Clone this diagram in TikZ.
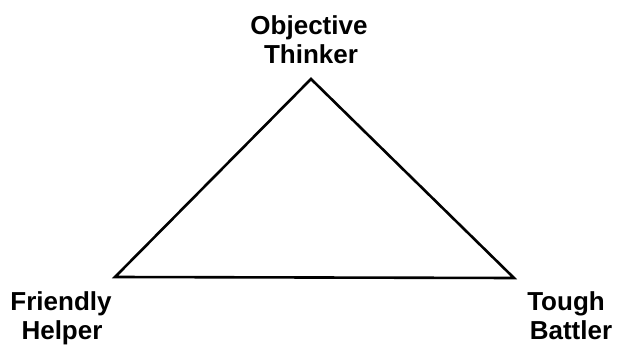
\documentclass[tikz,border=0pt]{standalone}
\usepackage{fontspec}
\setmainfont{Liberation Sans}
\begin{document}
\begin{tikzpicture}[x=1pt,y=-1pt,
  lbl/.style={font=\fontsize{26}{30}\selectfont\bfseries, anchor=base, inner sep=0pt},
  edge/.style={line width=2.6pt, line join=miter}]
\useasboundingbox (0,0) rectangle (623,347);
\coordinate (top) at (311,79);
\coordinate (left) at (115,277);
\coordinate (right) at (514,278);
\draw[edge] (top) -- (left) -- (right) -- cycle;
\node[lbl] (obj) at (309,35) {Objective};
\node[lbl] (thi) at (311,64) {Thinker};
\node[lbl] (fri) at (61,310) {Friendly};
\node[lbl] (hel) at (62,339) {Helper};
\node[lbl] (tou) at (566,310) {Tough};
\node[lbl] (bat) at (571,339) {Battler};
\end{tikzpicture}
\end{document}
____________________
Output all of the data exactly as it stands, minus any images.

Clone this diagram in TikZ.
\documentclass[tikz,border=0pt]{standalone}
\usepackage{fontspec}
\setmainfont{Liberation Sans}
\begin{document}
\begin{tikzpicture}[x=1pt,y=-1pt,
  lbl/.style={font=\fontsize{26}{30}\selectfont\bfseries, anchor=base, inner sep=0pt},
  edge/.style={line width=2.6pt, line join=miter}]
\useasboundingbox (0,0) rectangle (623,347);
\coordinate (top) at (311,79);
\coordinate (left) at (115,277);
\coordinate (right) at (514,278);
\draw[edge] (top) -- (left) -- (right) -- cycle;
\node[lbl] (obj) at (309,35) {Objective};
\node[lbl] (thi) at (311,64) {Thinker};
\node[lbl] (fri) at (61,310) {Friendly};
\node[lbl] (hel) at (62,339) {Helper};
\node[lbl] (tou) at (566,310) {Tough};
\node[lbl] (bat) at (571,339) {Battler};
\end{tikzpicture}
\end{document}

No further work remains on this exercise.